First, the two agreements were separate. The lease deed was a registered document with its own arbitration clause. The dealership agreement was a different contract. An arbitrator appointed under one cannot adjudicate disputes under the other. The court applied Section 34(2)(a)(iv) of the Arbitration Act (the ground that an award can be set aside if it deals with a dispute not contemplated by or not falling within the terms of the submission to arbitration). Since the arbitrator was appointed under the dealership agreement, the lease dispute was outside his scope.
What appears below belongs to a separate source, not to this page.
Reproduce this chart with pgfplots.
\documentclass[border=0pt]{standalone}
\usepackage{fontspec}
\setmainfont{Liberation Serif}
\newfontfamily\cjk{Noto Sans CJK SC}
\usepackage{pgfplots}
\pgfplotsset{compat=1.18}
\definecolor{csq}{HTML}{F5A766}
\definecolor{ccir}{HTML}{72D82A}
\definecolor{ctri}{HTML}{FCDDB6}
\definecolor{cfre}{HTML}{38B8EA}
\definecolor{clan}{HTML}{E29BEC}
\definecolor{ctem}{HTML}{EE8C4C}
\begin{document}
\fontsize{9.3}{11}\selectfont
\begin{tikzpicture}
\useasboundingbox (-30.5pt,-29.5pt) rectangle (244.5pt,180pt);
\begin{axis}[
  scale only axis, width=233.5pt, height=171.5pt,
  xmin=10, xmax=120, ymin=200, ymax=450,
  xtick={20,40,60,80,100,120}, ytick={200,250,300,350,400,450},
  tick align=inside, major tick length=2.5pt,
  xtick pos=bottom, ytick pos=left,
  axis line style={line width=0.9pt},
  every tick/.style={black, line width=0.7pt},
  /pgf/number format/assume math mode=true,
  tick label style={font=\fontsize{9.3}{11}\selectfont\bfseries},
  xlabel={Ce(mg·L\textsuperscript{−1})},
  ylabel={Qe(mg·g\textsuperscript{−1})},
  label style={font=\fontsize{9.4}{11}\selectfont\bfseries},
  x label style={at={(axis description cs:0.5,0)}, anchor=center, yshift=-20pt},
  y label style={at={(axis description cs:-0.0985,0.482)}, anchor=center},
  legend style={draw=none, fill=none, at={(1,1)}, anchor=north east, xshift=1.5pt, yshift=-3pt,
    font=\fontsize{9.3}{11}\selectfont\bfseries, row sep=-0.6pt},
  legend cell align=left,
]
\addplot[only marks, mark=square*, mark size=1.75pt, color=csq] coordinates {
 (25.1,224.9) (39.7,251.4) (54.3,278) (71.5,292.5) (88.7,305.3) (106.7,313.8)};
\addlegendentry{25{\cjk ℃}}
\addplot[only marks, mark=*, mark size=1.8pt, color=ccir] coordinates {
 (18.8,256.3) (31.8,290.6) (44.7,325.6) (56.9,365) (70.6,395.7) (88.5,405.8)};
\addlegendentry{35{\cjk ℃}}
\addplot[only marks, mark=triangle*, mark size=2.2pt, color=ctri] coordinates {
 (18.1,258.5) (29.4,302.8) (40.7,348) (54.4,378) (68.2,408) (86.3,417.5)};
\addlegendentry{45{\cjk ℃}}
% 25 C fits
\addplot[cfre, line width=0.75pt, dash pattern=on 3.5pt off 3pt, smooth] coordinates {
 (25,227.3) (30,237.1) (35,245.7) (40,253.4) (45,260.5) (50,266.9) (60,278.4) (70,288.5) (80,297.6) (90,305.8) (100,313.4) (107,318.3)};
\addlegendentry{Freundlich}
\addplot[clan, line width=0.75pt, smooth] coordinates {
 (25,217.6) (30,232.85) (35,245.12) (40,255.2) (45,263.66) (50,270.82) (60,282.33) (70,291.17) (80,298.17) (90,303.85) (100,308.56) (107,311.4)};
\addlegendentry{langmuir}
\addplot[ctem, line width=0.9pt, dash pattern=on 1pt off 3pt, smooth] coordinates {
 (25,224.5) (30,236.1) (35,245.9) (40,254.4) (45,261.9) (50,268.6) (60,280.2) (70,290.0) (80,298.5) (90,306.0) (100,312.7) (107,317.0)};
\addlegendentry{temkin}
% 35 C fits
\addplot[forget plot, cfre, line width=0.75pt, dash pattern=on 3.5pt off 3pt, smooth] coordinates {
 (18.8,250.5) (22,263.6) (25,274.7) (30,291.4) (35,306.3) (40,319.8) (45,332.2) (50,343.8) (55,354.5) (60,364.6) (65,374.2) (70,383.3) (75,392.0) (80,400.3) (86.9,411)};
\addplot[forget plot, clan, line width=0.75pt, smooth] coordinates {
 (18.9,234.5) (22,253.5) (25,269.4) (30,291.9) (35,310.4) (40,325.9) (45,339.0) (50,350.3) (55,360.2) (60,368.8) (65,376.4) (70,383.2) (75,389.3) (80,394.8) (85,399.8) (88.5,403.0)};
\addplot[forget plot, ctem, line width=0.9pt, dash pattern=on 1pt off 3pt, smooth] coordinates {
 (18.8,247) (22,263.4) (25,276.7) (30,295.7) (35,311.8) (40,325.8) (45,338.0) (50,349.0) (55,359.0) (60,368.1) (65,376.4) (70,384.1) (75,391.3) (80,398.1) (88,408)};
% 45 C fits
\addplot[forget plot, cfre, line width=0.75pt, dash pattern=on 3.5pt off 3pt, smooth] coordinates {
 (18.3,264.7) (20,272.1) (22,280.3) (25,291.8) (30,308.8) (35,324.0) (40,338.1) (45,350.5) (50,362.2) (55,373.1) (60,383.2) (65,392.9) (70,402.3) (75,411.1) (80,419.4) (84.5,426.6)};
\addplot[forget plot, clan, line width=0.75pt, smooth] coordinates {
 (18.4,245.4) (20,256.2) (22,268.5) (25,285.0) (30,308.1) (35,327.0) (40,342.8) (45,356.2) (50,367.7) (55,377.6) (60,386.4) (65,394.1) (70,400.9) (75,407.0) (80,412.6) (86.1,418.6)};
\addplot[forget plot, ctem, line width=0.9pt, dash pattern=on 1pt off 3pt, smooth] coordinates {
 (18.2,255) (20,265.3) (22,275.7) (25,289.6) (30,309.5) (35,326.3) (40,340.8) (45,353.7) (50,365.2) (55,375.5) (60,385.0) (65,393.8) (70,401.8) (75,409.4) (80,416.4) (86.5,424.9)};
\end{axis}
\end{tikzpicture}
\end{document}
Second, an arbitrator cannot rewrite a valid contract. The lease deed was signed by both parties with their eyes open. The rent was ₹1,750 per month. The term was 29 years. The arbitrator had no power to change either. The court held that modifying contractual terms in this way was "patently illegal" — a ground for setting aside an award under Section 34(2-A) of the Act (which allows a court to set aside an award that is vitiated by patent illegality appearing on the face of the award). The Supreme Court observed, as recorded in the judgment, that an arbitrator "cannot alter or rewrite the terms of a valid contract executed between parties with their eyes open." An award that does so is patently illegal and against public policy.
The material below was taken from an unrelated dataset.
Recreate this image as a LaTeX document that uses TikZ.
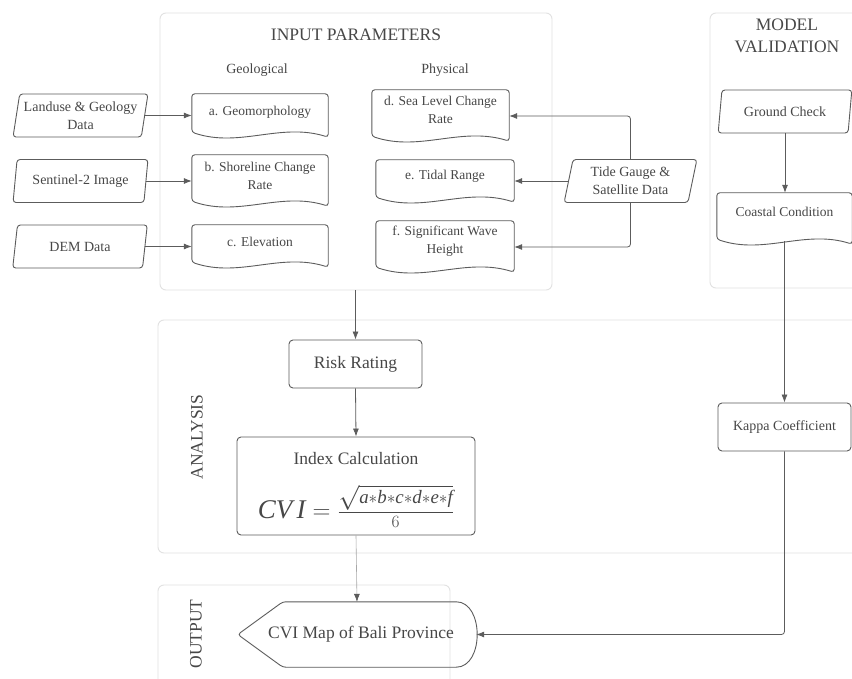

Third, the court clarified that an arbitrator is a creature of contract. The arbitrator's power comes from the agreement that appoints him. He cannot go beyond that agreement. If he does, the award is invalid to the extent of the excess.
The precedents that guided the court
The Supreme Court relied on several of its own decisions. In Associate Builders v. Delhi Development Authority (2015), the court had held that an award is patently illegal if the arbitrator ignores a specific term of the contract or acts beyond the scope of the submission. In Ssangyong Engineering and Construction Company Limited v. NHAI (2019), the court had clarified that the patent illegality ground under Section 34(2-A) applies when the arbitrator's decision is so perverse that no reasonable person could have reached it.
The court also cited Rahul Yadav v. Indian Oil Corporation Limited (2015), a case involving similar facts where the court had held that an arbitrator appointed under a dealership agreement could not decide disputes under a lease deed. That precedent was directly on point.
What the court did
The Supreme Court allowed IOC's appeal. It set aside the Bombay High Court's judgment. It also set aside the District Court's order insofar as it had modified the lease terms. The arbitral award of November 4, 2010 was set aside to the extent that the arbitrator had increased the rent and reduced the lease period.
The termination of the dealership stood. The lease deed remained as it was originally written: 29 years, ₹1,750 per month.
The court did not disturb the part of the award that upheld the termination. That was within the arbitrator's jurisdiction. Only the part that touched the lease was struck down.
THE PLAY: If your contract has its own arbitration clause, make sure the arbitrator is appointed under that clause — not under a different agreement — or the award on that contract will be set aside.
Why this matters for every commercial contract
For lawyers and business owners, this case is a reminder that arbitration clauses are not interchangeable. A company that signs multiple agreements with the same party cannot assume that one arbitrator can decide everything. Each contract must be treated separately. If a dispute arises under a lease, the lease's arbitration clause must be invoked. If a dispute arises under a dealership agreement, that agreement's clause must be used. Mixing them up can invalidate the entire award on that part of the dispute.
For arbitrators, the message is equally clear: stay within your mandate. An arbitrator's power is defined by the agreement that appoints him. Going beyond that — even to fix something that seems unfair — is an excess of jurisdiction that will not survive judicial scrutiny.
The lease deed remained exactly as it was written.